Scenografia e luci: Paulo Tieppo

Una sedia dov’è seduta una donna. Uno specchio, un baule.
Vestiti, lettere, libri. Il camerino dove un’attrice si prepara per entrare in
scena? La camera di una ragazza la mattina della discussione della sua tesi di
laurea? In questo vestibolo beckettiano la donna vive i propri limiti, le
proprie difficoltà, le proprie paure. Sola di fronte a se stessa. Sorretta
unicamente dal pensiero. Anzi, un pensiero, fisso. Un pensiero che ha un nome,
il nome del suo mito: Eleonora Duse. Ma è un pensiero che prende le distanze
perché la Duse stessa non amava parlare di sé, perché odiava l’idea di
un’autobiografia, non sopportava i giubilei e men che meno i centenari. E’ un
pensiero che non ha corpo, si materializza solo con la voce. Possiamo ricordare
Michelangelo sfiorando la sua Pietà, Beethoven chiudendo gli occhi e sentendo
la Quinta Sinfonia, Leonardo da Vinci contemplando la Gioconda, Dante gustando
la Divina Commedia, Hitchcock guardando La finestra sul cortile. Per il teatro
è diverso. Tutto ciò che ci rimane sono copioni, manifesti, fotografie. Carta,
insomma. Magari ci sono delle riprese. Ma non è lo stesso. La magia del teatro
dove tutto capita qui e adesso tra un attore o attrice e il pubblico è
un’esperienza che si registra solo nel cuore. Ricordare la Duse, il suo vivere
il teatro, il modo in cui ha modificato il teatro implica abbandonarsi a
frammenti di ricordi, testimonianze, lettere. Penetrare nel segreto della sua
anima, rivivere le sue contraddizioni, condividere le sue angosce, esultare per
i suoi sogni. Non c’è peggior modo di ricordare una persona scomparsa che
festeggiare la sua morte. La memoria invece va tenuta in vita. Va nutrita.

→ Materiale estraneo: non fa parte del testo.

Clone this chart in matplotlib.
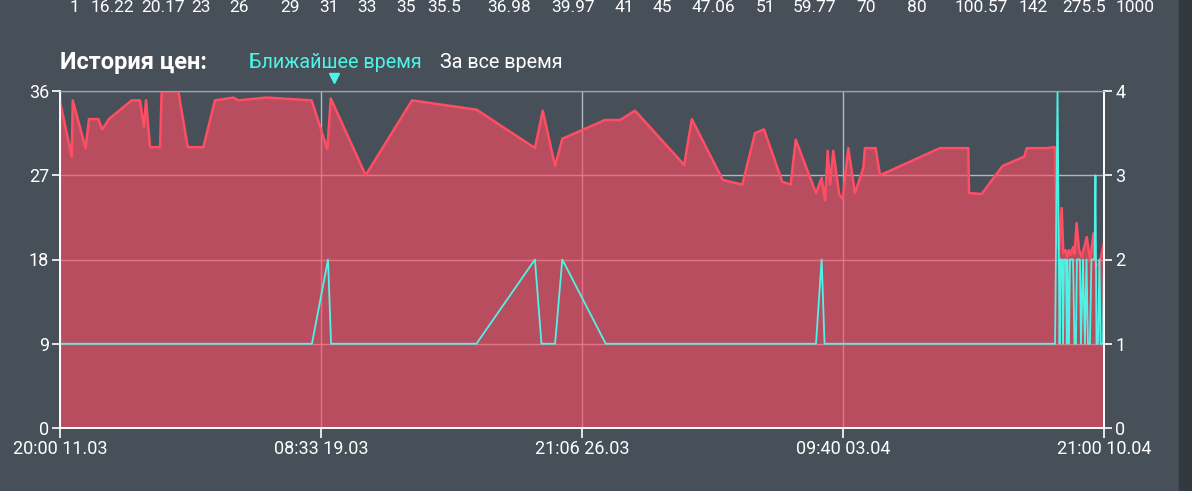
import numpy as np
import matplotlib
matplotlib.use("Agg")
import matplotlib.pyplot as plt
from matplotlib.lines import Line2D
from matplotlib.patches import Rectangle

plt.rcParams['font.family'] = ['Roboto', 'DejaVu Sans']

# --- данные ---------------------------------------------------------------
# время в часах от 20:00 11.03 (до 21:00 10.04 = 721 ч)
price_hours = [0.0, 8.1, 8.8, 17.7, 20.0, 26.5, 29.2, 33.8, 49.5, 55.2, 58.0, 59.4,
               62.2, 69.1, 70.2, 81.7, 88.2, 99.0, 107.0, 119.7, 123.1, 142.7, 173.8,
               184.6, 187.0, 211.1, 243.1, 287.8, 328.0, 333.4, 341.9, 346.9, 376.4,
               386.7, 397.1, 431.1, 436.3, 457.7, 471.2, 480.0, 486.2, 498.8, 504.6,
               508.1, 522.1, 526.0, 528.3, 530.2, 531.8, 534.0, 538.2, 540.5, 544.4,
               549.0, 554.8, 555.9, 563.3, 566.3, 607.7, 627.3, 627.8, 636.5, 651.0,
               666.0, 667.6, 681.4, 687.2, 688.5, 689.9, 691.8, 692.9, 694.5, 695.6,
               696.8, 698.0, 699.6, 700.6, 702.1, 703.8, 705.6, 709.1, 711.4, 713.7,
               715.5, 718.3, 721.0]
price_values = [34.9, 29.0, 35.0, 29.9, 33.0, 33.0, 31.9, 33.0, 35.0, 35.0, 32.2, 35.0,
                30.0, 30.0, 36.0, 36.0, 30.0, 30.0, 35.0, 35.3, 35.0, 35.3, 35.0,
                29.8, 35.2, 27.0, 35.0, 34.0, 29.9, 33.9, 28.0, 30.9, 32.9,
                32.9, 33.9, 28.1, 33.0, 26.5, 26.0, 31.5, 31.9, 26.3, 26.0,
                30.8, 25.1, 26.7, 24.3, 29.6, 26.0, 29.6, 24.9, 24.5, 29.9,
                25.1, 27.8, 29.9, 29.9, 27.0, 29.9, 29.9, 25.1, 25.0, 28.0,
                29.0, 29.9, 29.9, 30.0, 20.0, 19.0, 23.5, 18.7, 19.0, 18.3,
                19.0, 18.5, 19.3, 18.6, 21.9, 19.0, 18.3, 20.4, 17.9, 20.8,
                17.2, 17.8, 19.8]

count_hours = [0.0, 174.0, 185.1, 187.2, 287.6, 328.0, 332.5, 341.9, 346.9, 376.9,
               522.1, 526.0, 528.0, 687.2, 688.9, 690.3, 691.0, 692.0, 692.7, 693.4,
               694.7, 695.3, 695.8, 696.8, 697.5, 699.6, 700.6, 701.6, 702.3, 704.4,
               705.1, 706.5, 707.8, 708.9, 709.9, 711.3, 712.3, 714.4, 715.1, 715.8,
               716.8, 717.9, 718.6, 720.3, 721.0]
count_values = [1, 1, 2, 1, 1, 2, 1, 1, 2, 1,
                1, 2, 1, 1, 4, 1, 2, 2, 1, 2,
                2, 1, 2, 1, 2, 2, 1, 1, 2, 2,
                1, 2, 1, 2, 1, 1, 2, 2, 3, 1,
                1, 2, 1, 1, 2]

x_tick_hours = [0, 180.25, 360.5, 540.75, 721]
x_tick_labels = ['20:00 11.03', '08:33 19.03', '21:06 26.03', '09:40 03.04', '21:00 10.04']
left_ticks = [0, 9, 18, 27, 36]
right_ticks = [0, 1, 2, 3, 4]

price_levels = ['1', '16.22', '20.17', '23', '26', '29', '31', '33', '35', '35.5', '36.98',
                '39.97', '41', '45', '47.06', '51', '59.77', '70', '80', '100.57', '142',
                '275.5', '1000']
price_level_px = [74, 112, 163, 201, 239, 290, 329, 367, 406, 444, 509,
                  573, 624, 662, 713, 765, 815, 866, 917, 981, 1033,
                  1084, 1135]

# --- оформление -----------------------------------------------------------
BG = '#474f59'
RED = '#ff4d64'
CYAN = '#4ff3e6'
W, H = 1192, 491

fig = plt.figure(figsize=(W / 100, H / 100), dpi=100, facecolor=BG)
fig.patches.append(Rectangle((1179 / W, 0), 1, 1, transform=fig.transFigure,
                             color='#33373e', zorder=0))

ax = fig.add_axes([60 / W, (H - 428) / H, (1104 - 60) / W, (428 - 91) / H])
ax.set_facecolor(BG)
ax.set_axisbelow(True)
ax.grid(True, color='#b2b6bc', lw=1)

ax.fill_between(price_hours, price_values, 0, color=RED, alpha=0.62, lw=0, zorder=2)
ax.plot(price_hours, price_values, color=RED, lw=1.8, zorder=3)

ax.set_xlim(0, 721)
ax.set_ylim(0, 36)
ax.set_xticks(x_tick_hours)
ax.set_xticklabels(x_tick_labels)
ax.set_yticks(left_ticks)

ax2 = ax.twinx()
ax2.plot(count_hours, count_values, color=CYAN, lw=1.3)
ax2.set_ylim(0, 4)
ax2.set_yticks(right_ticks)

for a in (ax, ax2):
    for side in ('left', 'right', 'bottom'):
        a.spines[side].set_color('white')
        a.spines[side].set_linewidth(1.2)
    a.spines['top'].set_color('#9ea3aa')
    a.tick_params(colors='white', labelsize=13, width=1.2, length=6, pad=2)
ax.tick_params(axis='x', length=7, pad=2)

# --- заголовок ------------------------------------------------------------
fig.text(60 / W, 1 - 62 / H, 'История цен:', color='white', fontsize=17,
         fontweight='bold', va='center', ha='left')
fig.text(249 / W, 1 - 62 / H, 'Ближайшее время', color=CYAN, fontsize=14.2,
         va='center', ha='left')
fig.text(440 / W, 1 - 62 / H, 'За все время', color='white', fontsize=14.2,
         va='center', ha='left')
fig.add_artist(Line2D([334 / W], [1 - 78 / H], transform=fig.transFigure,
                      marker='v', color=CYAN, markersize=7, lw=0))

for lbl, px in zip(price_levels, price_level_px):
    fig.text(px / W, 1 - 12 / H, lbl, color='white', fontsize=12.5,
             ha='center', va='baseline')

fig.savefig('out.png', dpi=100, facecolor=BG)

Sulla Duse è stato scritto tanto, se n’è parlato di più. Abbiamo voluto dare
vita a uno spettacolo che dia corpo alla sua presenza, più che alla sua
mancanza, a quello che ha dato di sé, allo spessore del suo pensiero, ai suoi
sentimenti, al suo mondo interiore. E nel farlo abbiamo dovuto indagare,
leggere, curiosare. E sognare. In questo viaggio ci sono venute incontro le
parole di Alessandra Cenni, di Maria Osti Giambruni, di Francesca Simoncini, di
Gerardo Guerrieri, di Leonardo Vergani e, in particolare, di Antonio Tabucchi.
Ma più di chiunque altro siamo grati a Daiana Priarollo, a cui dedichiamo
questo spettacolo, senza la quale non avremmo mai potuto arrivare qui. Grazie.